Uplands Academy (formerly Uplands Community College) is a coeducational secondary school and sixth form located in Wadhurst, East Sussex, England.

==History==
It is rumoured that the school was built on the grounds of a large family house called Uplands. Uplands was purchased by Taverner Barrington Miller for about £5000 in about 1918. The house was requisitioned by the army during World War II and was demolished shortly afterwards.
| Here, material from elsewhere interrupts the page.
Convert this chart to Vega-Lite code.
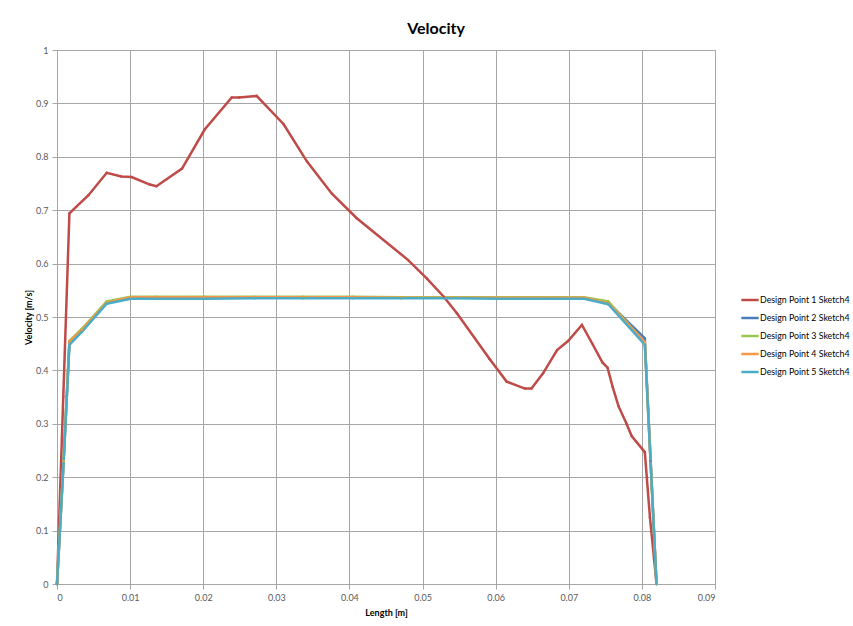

The school originally was built during the mid 20th century and has been developed greatly over the years. The college has a block-based architecture and layout. The oldest of these blocks (which was replaced in 2021) houses the: main hall, staff room, school offices and classrooms. Other buildings in the school include the 'Creative Arts Building'; the Science Building, named after an Uplands science teacher, Mr Goodwin; The James building, (originally called the IL Block but was renamed in 2021); and the newest building, built to replace the oldest “main building" (named after a staff member who helped get the financing for the building “the Hanson building”); there is also a sports centre building providing public facilities as well as the school's P.E. dept.

In 1999, maths teacher Romilda Scannelli won the secondary teacher of the year award at the 1999 National Teaching Awards ceremony.

Jayne Edmonds retired at the end of the 2011–2012 academic year from being Head after 8 years. In September 2012, Liam Collins took over from Jayne Edmonds as Headteacher. After Liam Collins departure from the school Mrs. Justine Mountford was appointed Head from January 2019.

After Mountford's appointment, the college began pushing for a new block for the school. In 2019, Uplands secured the grant to build a new building. On 23 September 2019, ground was broken and construction began on the building. After a year of construction, the new building was opened to students. The block is now named the Hanson building after Mrs S. Hanson, the Director of Finance, who was instrumental in securing the grant for the new building.

In July 2020, head of English Susie Wolfe was recognized as "secondary school teacher of the year" and Ms Julie Nicholls was awarded for her excellent leadership in the SEN department.

Previously a community school administered by East Sussex County Council, In September 2022 Uplands Community College converted to academy status and was renamed Uplands Academy. With this shift, the academy experienced a change of leadership: Ms Anna Robinson took over as principal. The school is now sponsored by the Mark Education Trust.

==Sports Centre==
Uplands Sports Centre is attached to Uplands Community College. This is a "not-for-profit" centre with a gym and treatment room; the centre runs fitness classes. During the school day, the facilities are used by the PE department and the UCC students.